Since 2015, we’ve all been together and done 4-5 films, but more than the work relationship, in these eight years, all of us have grown to be more than just colleagues. Outside of cinema also, we spend most of our time together.

After Ondu Motteya Kathe, some of us went on to work with Rishab Shetty on Sarkari Hiriya Prathamika Shaale, and then I did Paddayi with director Abhay Simha. My next was a Malayalam film called Luca, on which I was an art assistant. All of us did the rounds of other film sets and then came back to do Garuda Gamana Vrishabha Vahana.

The Raj B Shetty university of cinema

If you ever visit a set that we work on, you can’t make out who’s who. There’s no particular chair for the director, or other department heads. It’s not like the sets that you see for bigger cinemas.

When we started with Ondu Motteya Kathe, there was not even one person who’d been on a film set before, including cinematographer Praveen Shriyan. We didn’t know the rules of a set; we just made a film. To give you an idea, in a normal set, if there is something that’s not supposed to be in the frame of a shot, the director just calls out for the art department to fix it. On our set, if there is a scenario like that, whoever is nearest to that item, which could be Raj or me, that person will go and remove it. The only consideration is who can do it easily or in the most effective manner. That is how things work on our sets – you can’t figure out the different departments. Yes, jobs are assigned to specific people, but it’s not only them who do it. On our sets, everyone does everything, nothing’s beneath you.
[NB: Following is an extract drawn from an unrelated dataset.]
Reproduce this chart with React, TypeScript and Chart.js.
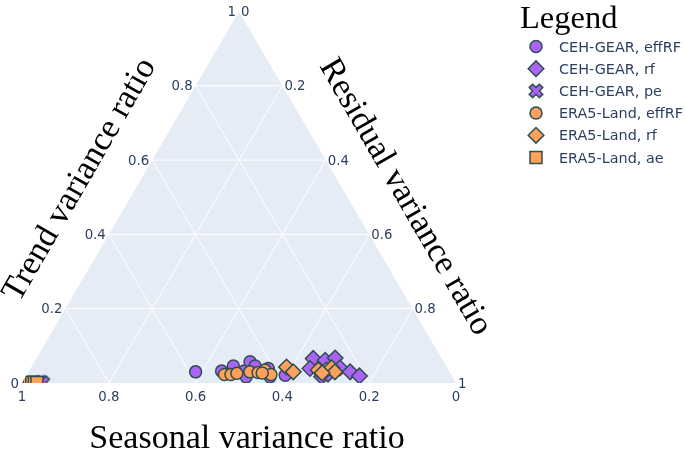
import React, { useEffect, useRef } from 'react';
import { Chart, registerables } from 'chart.js';

Chart.register(...registerables);

// ---- Data (ternary components: trend, seasonal, residual variance ratios) ----
const cehEffRF_trend = [0.030, 0.032, 0.046, 0.032, 0.057, 0.017, 0.046, 0.039, 0.017, 0.021, 0.029];
const cehEffRF_seasonal = [0.585, 0.524, 0.490, 0.472, 0.446, 0.475, 0.440, 0.413, 0.420, 0.383, 0.432];
const cehEffRF_residual = [0.385, 0.444, 0.464, 0.496, 0.497, 0.508, 0.514, 0.548, 0.563, 0.596, 0.539];

const cehRf_trend = [0.066, 0.061, 0.067, 0.039, 0.017, 0.041, 0.030, 0.019, 0.024];
const cehRf_seasonal = [0.296, 0.271, 0.245, 0.317, 0.301, 0.247, 0.229, 0.213, 0.283];
const cehRf_residual = [0.638, 0.668, 0.688, 0.644, 0.682, 0.712, 0.741, 0.768, 0.693];

const cehPe_trend = [0.001, 0.001, 0.001];
const cehPe_seasonal = [0.959, 0.955, 0.952];
const cehPe_residual = [0.040, 0.044, 0.047];

const eraEffRF_trend = [0.023, 0.023, 0.026, 0.030, 0.028, 0.035, 0.023, 0.027];
const eraEffRF_seasonal = [0.522, 0.507, 0.492, 0.460, 0.442, 0.423, 0.415, 0.433];
const eraEffRF_residual = [0.455, 0.470, 0.482, 0.510, 0.530, 0.542, 0.562, 0.540];

const eraRf_trend = [0.043, 0.030, 0.035, 0.035, 0.041, 0.030, 0.027];
const eraRf_seasonal = [0.369, 0.360, 0.300, 0.281, 0.266, 0.264, 0.295];
const eraRf_residual = [0.588, 0.610, 0.665, 0.684, 0.693, 0.706, 0.678];

const eraAe_trend = [0.001, 0.001, 0.001, 0.001, 0.001];
const eraAe_seasonal = [0.989, 0.983, 0.977, 0.971, 0.965];
const eraAe_residual = [0.010, 0.016, 0.022, 0.028, 0.034];

const seriesNames = [
  'CEH-GEAR, effRF',
  'CEH-GEAR, rf',
  'CEH-GEAR, pe',
  'ERA5-Land, effRF',
  'ERA5-Land, rf',
  'ERA5-Land, ae',
];
const tickValues = [0, 0.2, 0.4, 0.6, 0.8, 1];
const tickLabels = ['0', '0.2', '0.4', '0.6', '0.8', '1'];
const gridValues = [0.2, 0.4, 0.6, 0.8];

const axisTitleA = 'Trend variance ratio';
const axisTitleB = 'Seasonal variance ratio';
const axisTitleC = 'Residual variance ratio';
const legendTitle = 'Legend';

// ---- Styles ----
const PURPLE = '#ab63fa';
const ORANGE = '#FFA15A';
const OUTLINE = '#2F4F4F';
const BG = '#E5ECF6';
const TICK_COLOR = '#2a3f5f';
const TICK_FONT = '13.3px "DejaVu Sans", Verdana, sans-serif';
const LEGEND_FONT = '14.4px "DejaVu Sans", Verdana, sans-serif';
const TITLE_FONT = '34px "Liberation Serif", "Times New Roman", serif';
const LEGEND_TITLE_FONT = '32.5px "Liberation Serif", "Times New Roman", serif';
const SQ = Math.sqrt(3) / 2;

const toXY = (t: number, s: number, r: number) => {
  const sum = t + s + r;
  const tt = t / sum;
  const rr = r / sum;
  return { x: rr + tt / 2, y: tt * SQ };
};

const buildPoints = (t: number[], s: number[], r: number[]) =>
  t.map((_, i) => toXY(t[i], s[i], r[i]));

function makeXCanvas(color: string): HTMLCanvasElement {
  const c = document.createElement('canvas');
  c.width = 20;
  c.height = 20;
  const g = c.getContext('2d')!;
  const k = (6 * 0.8) / Math.SQRT2;
  const cx = 10, cy = 10;
  const pts: [number, number][] = [
    [0, -k], [k, -2 * k], [2 * k, -k], [k, 0], [2 * k, k], [k, 2 * k],
    [0, k], [-k, 2 * k], [-2 * k, k], [-k, 0], [-2 * k, -k], [-k, -2 * k],
  ];
  g.beginPath();
  pts.forEach(([x, y], i) => (i === 0 ? g.moveTo(cx + x, cy + y) : g.lineTo(cx + x, cy + y)));
  g.closePath();
  g.fillStyle = color;
  g.fill();
  g.lineWidth = 1.5;
  g.strokeStyle = OUTLINE;
  g.stroke();
  return c;
}

function drawMarker(ctx: CanvasRenderingContext2D, kind: string, x: number, y: number, color: string, xImg?: HTMLCanvasElement) {
  ctx.save();
  ctx.fillStyle = color;
  ctx.strokeStyle = OUTLINE;
  ctx.lineWidth = 1.5;
  ctx.beginPath();
  if (kind === 'circle') {
    ctx.arc(x, y, 6, 0, Math.PI * 2);
  } else if (kind === 'diamond') {
    const r = 7.8;
    ctx.moveTo(x - r, y);
    ctx.lineTo(x, y - r);
    ctx.lineTo(x + r, y);
    ctx.lineTo(x, y + r);
    ctx.closePath();
  } else if (kind === 'square') {
    ctx.rect(x - 6, y - 6, 12, 12);
  } else if (kind === 'x' && xImg) {
    ctx.drawImage(xImg, x - 10, y - 10);
    ctx.restore();
    return;
  }
  ctx.fill();
  ctx.stroke();
  ctx.restore();
}

export default function App() {
  const canvasRef = useRef<HTMLCanvasElement | null>(null);

  useEffect(() => {
    const canvas = canvasRef.current;
    if (!canvas) return;
    const xImg = makeXCanvas(PURPLE);

    const kinds = ['circle', 'diamond', 'x', 'circle', 'diamond', 'square'];
    const colors = [PURPLE, PURPLE, PURPLE, ORANGE, ORANGE, ORANGE];
    const dataSets = [
      buildPoints(cehEffRF_trend, cehEffRF_seasonal, cehEffRF_residual),
      buildPoints(cehRf_trend, cehRf_seasonal, cehRf_residual),
      buildPoints(cehPe_trend, cehPe_seasonal, cehPe_residual),
      buildPoints(eraEffRF_trend, eraEffRF_seasonal, eraEffRF_residual),
      buildPoints(eraRf_trend, eraRf_seasonal, eraRf_residual),
      buildPoints(eraAe_trend, eraAe_seasonal, eraAe_residual),
    ];
    const styleFor = (k: string): any => {
      if (k === 'circle') return { pointStyle: 'circle', pointRadius: 6 };
      if (k === 'diamond') return { pointStyle: 'rectRot', pointRadius: 7.8 };
      if (k === 'square') return { pointStyle: 'rect', pointRadius: 8.5 };
      return { pointStyle: xImg, pointRadius: 10 };
    };

    const ternaryPlugin = {
      id: 'ternary',
      beforeDatasetsDraw(chart: any) {
        const { ctx } = chart;
        const xs = chart.scales.x, ys = chart.scales.y;
        const P = (t: number, s: number, r: number): [number, number] => {
          const p = toXY(t, s, r);
          return [xs.getPixelForValue(p.x), ys.getPixelForValue(p.y)];
        };
        const A = P(1, 0, 0), B = P(0, 1, 0), C = P(0, 0, 1);
        ctx.save();
        ctx.beginPath();
        ctx.moveTo(A[0], A[1]);
        ctx.lineTo(B[0], B[1]);
        ctx.lineTo(C[0], C[1]);
        ctx.closePath();
        ctx.fillStyle = BG;
        ctx.fill();
        ctx.strokeStyle = '#ffffff';
        ctx.lineWidth = 1;
        const line = (p: [number, number], q: [number, number]) => {
          ctx.beginPath();
          ctx.moveTo(p[0], p[1]);
          ctx.lineTo(q[0], q[1]);
          ctx.stroke();
        };
        for (const v of gridValues) {
          line(P(v, 1 - v, 0), P(v, 0, 1 - v));
          line(P(0, v, 1 - v), P(1 - v, v, 0));
          line(P(0, 1 - v, v), P(1 - v, 0, v));
        }
        ctx.restore();
        // clip data to triangle
        ctx.save();
        ctx.beginPath();
        ctx.moveTo(A[0], A[1]);
        ctx.lineTo(B[0], B[1]);
        ctx.lineTo(C[0], C[1]);
        ctx.closePath();
        ctx.clip();
      },
      afterDatasetsDraw(chart: any) {
        chart.ctx.restore();
      },
      afterDraw(chart: any) {
        const { ctx } = chart;
        const xs = chart.scales.x, ys = chart.scales.y;
        const P = (t: number, s: number, r: number): [number, number] => {
          const p = toXY(t, s, r);
          return [xs.getPixelForValue(p.x), ys.getPixelForValue(p.y)];
        };
        ctx.save();
        ctx.font = TICK_FONT;
        ctx.fillStyle = TICK_COLOR;
        ctx.textBaseline = 'alphabetic';
        tickValues.forEach((v, i) => {
          // trend (left edge)
          const a = P(v, 1 - v, 0);
          ctx.textAlign = 'right';
          ctx.fillText(tickLabels[i], a[0] - 3, a[1] + 4.5);
          // residual (right edge)
          const c = P(1 - v, 0, v);
          ctx.textAlign = 'left';
          ctx.fillText(tickLabels[i], c[0] + 2, c[1] + 4.5);
          // seasonal (bottom edge)
          const b = P(0, v, 1 - v);
          ctx.textAlign = 'center';
          ctx.fillText(tickLabels[i], b[0], b[1] + 18);
        });

        // Axis titles
        ctx.font = TITLE_FONT;
        ctx.fillStyle = '#000000';
        ctx.textAlign = 'center';
        ctx.textBaseline = 'alphabetic';
        const B = P(0, 1, 0), Cc = P(0, 0, 1);
        ctx.fillText(axisTitleB, (B[0] + Cc[0]) / 2 + 8, B[1] + 65);

        ctx.save();
        ctx.translate(80, 180);
        ctx.rotate(-Math.PI / 3);
        ctx.textBaseline = 'middle';
        ctx.fillText(axisTitleA, 0, 0);
        ctx.restore();

        ctx.save();
        ctx.translate(405, 197);
        ctx.rotate(Math.PI / 3);
        ctx.textBaseline = 'middle';
        ctx.fillText(axisTitleC, 0, 0);
        ctx.restore();

        // Legend
        ctx.font = LEGEND_TITLE_FONT;
        ctx.textAlign = 'left';
        ctx.textBaseline = 'alphabetic';
        ctx.fillText(legendTitle, 520, 28);
        ctx.font = LEGEND_FONT;
        seriesNames.forEach((name, i) => {
          const y = 46.5 + i * 22.2;
          drawMarker(ctx, kinds[i], 536, y, colors[i], xImg);
          ctx.fillStyle = TICK_COLOR;
          ctx.fillText(name, 559, y + 5);
        });
        ctx.restore();
      },
    };

    const chart = new Chart(canvas, {
      type: 'scatter',
      data: {
        datasets: dataSets.map((pts, i) => ({
          label: seriesNames[i],
          data: pts,
          backgroundColor: colors[i],
          borderColor: OUTLINE,
          borderWidth: 1.5,
          order: 5 - i,
          clip: false as any,
          ...styleFor(kinds[i]),
        })),
      },
      options: {
        animation: false,
        responsive: false,
        devicePixelRatio: 1,
        layout: { padding: { left: 22, right: 229, top: 7, bottom: 71 } },
        scales: {
          x: { type: 'linear', min: 0, max: 1, display: false },
          y: { type: 'linear', min: 0, max: SQ, display: false },
        },
        plugins: {
          legend: { display: false },
          tooltip: { enabled: false },
        },
        events: [],
      },
      plugins: [ternaryPlugin],
    });
    return () => chart.destroy();
  }, []);

  return (
    <div style={{ position: 'absolute', left: 0, top: 0, width: 685, height: 454, background: '#fff' }}>
      <canvas ref={canvasRef} width={685} height={454} style={{ width: 685, height: 454, display: 'block' }} />
    </div>
  );
}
On the set of Sarkari Hiriya Prathamika Shaale, though, things were different and everything was compartmentalized with clear directions on who does what. Take for example, when you work for a big company with a lot of employees and infrastructure, you will do only what’s asked of you and you may or may not excel in it; you are just there. But if you work in a startup where everything is done under one roof and everybody works in one hall, you get into all the departments – that startup for me was Ondu Motteya Kathe. With that school in my head, that every job out there is something you can and should do, it was quite easy for me to go and work anywhere else. It also helped me in a lot of ways to develop the mentality of a director.